Selon une source judiciaire consultée par l’AFP, « Wadi Khaled [région située eu nord-est du Liban] est la nouvelle plaque tournante, le lieu est plein de trafiquants ».
Au sud de la Syrie, les gouvernorats de Deraa et Soueïda frontaliers de la Jordanie, sont deux autres voies contrebande à destination finale de l’Arabie saoudite.
Ces régions regorge de bandes armées (qui ont servi dans le camp des insurgés et dans celui des forces gouvernementales) qui se livrent à tous les trafics dont celui du captagon qui serait, soit produit localement, soit dans des ateliers installés dans les régions de Damas et de Homs.
En Syrie, des alliances improbables entre anciens adversaires se sont créées autour des trafics de drogues dont celui du captagon. Cela serait vrai même dans la province d’Idblib contrôlée par les rebelles DU Hayat Tahrir al-Cham et pour partie, par les Turcs.
Un des parrains de la drogue le long de la frontière turque serait un commandant de la faction turkmène Sultan Mourad, Abou Walid Ezza.
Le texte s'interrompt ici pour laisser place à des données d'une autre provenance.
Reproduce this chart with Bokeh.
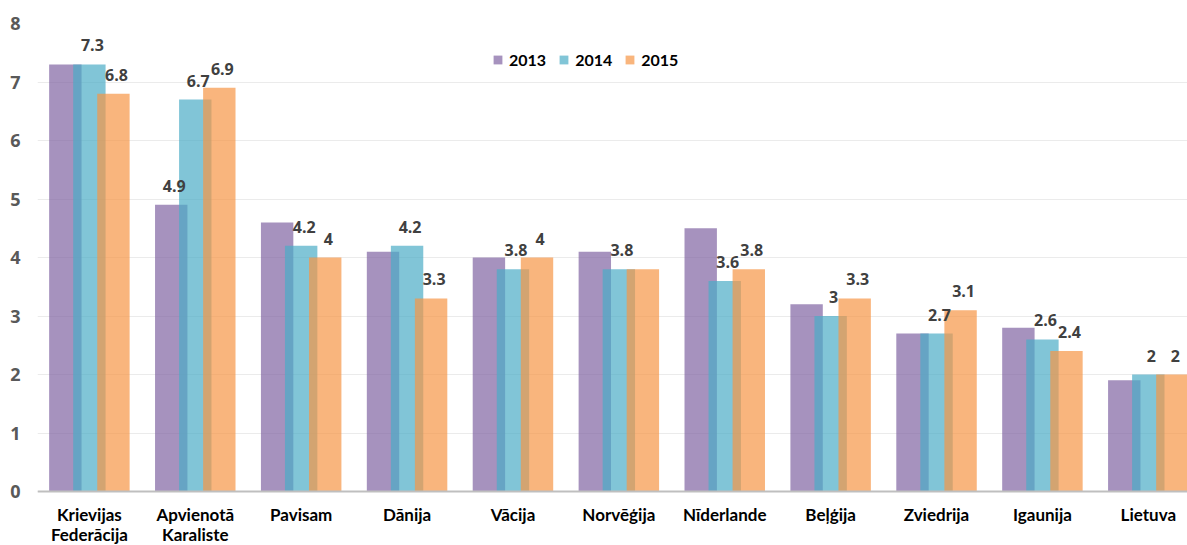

Le rôle des très puissantes mafias turques dans ces affaires reste obscur. Elles sont réputées contrôler la « route de Balkans » qui amène en Europe toutes sortes de drogues. Il n’y a pas de raison que cela ne soit pas le cas pour le captagon qui devient de plus en plus populaire parmi les consommateurs.
L’éther éthylique est l’un des principaux produits nécessaires à la fabrication du captagon. Il proviendrait de Turquie où il est en vente libre.
Outre les produits chimiques, un laboratoire de production de captagon a besoin d’une presse à comprimés ou, à défaut, d’une machine de fabrication de bonbons. Ces engins sont en vente libre sur internet.
Les laboratoires de fabrication de capatgon sont relativement rudimentaires. Certains auraient même été installés à l’arrière de camionnettes.
Un réseau démantelé au Liban en 2022
Le tribunal pénal de Beyrouth a prononcé en décembre 2022 une peine de sept années de prison assortie d’une amende de 100 millions de livres libanaises contre Hassan Dekko, trafiquant de drogue syro-libanais, surnommé « le roi du Captagon ». Il avait été arrêté le 9 avril 2022 à Ramlet el-Baïda (plage de Beyrouth très appréciée des vacanciers). Ses complices ont également été condamnés à cinq ans d’emprisonnement avec versement d’amendes. Le tribunal pénal a également condamné par contumace 25 autres personnes, dont deux frères de l’inculpé, à la prison à vie avec déchéance de leurs droits civiques et politiques et gel de leurs avoirs. Il possédait légalement ne usine de pesticides en Jordanie, une concession automobile en Syrie et une flotte de camions-citernes, couvertures idéales pour tous les trafics. Cerise sur le gâteau, il « collaborait » avec les services libanais et syrien mais ne leur « aurait pas tout dit »…
Selon Ian Larson, analyste en chef de la Syrie au COAR cité par l’AFP : « la Syrie est devenue l’épicentre mondial de la production de captagon par choix délibéré ». Selon lui, son économie étant paralysée par la guerre et les sanctions, « Damas avait peu de bonnes options ».
La manne du captagon arrose en Syrie et au Liban depuis des responsables politiques et des hommes d’affaires en haut du panier jusqu’aux villageois et aux réfugiés qui fabriquent et dissimulent la drogue.
Mais, selon Ian Larson : « il n’y a toujours pas de preuve irréfutable reliant directement Bachar al-Assad à l’industrie du captagon et nous ne devons pas nécessairement nous attendre à en trouver une ».
Les services antidrogues internationaux estiment que l’ère du captagon n’en est qu’à ses débuts.
1. Voir : « SYRIE : hub pour les drogues » du 9 février 2022.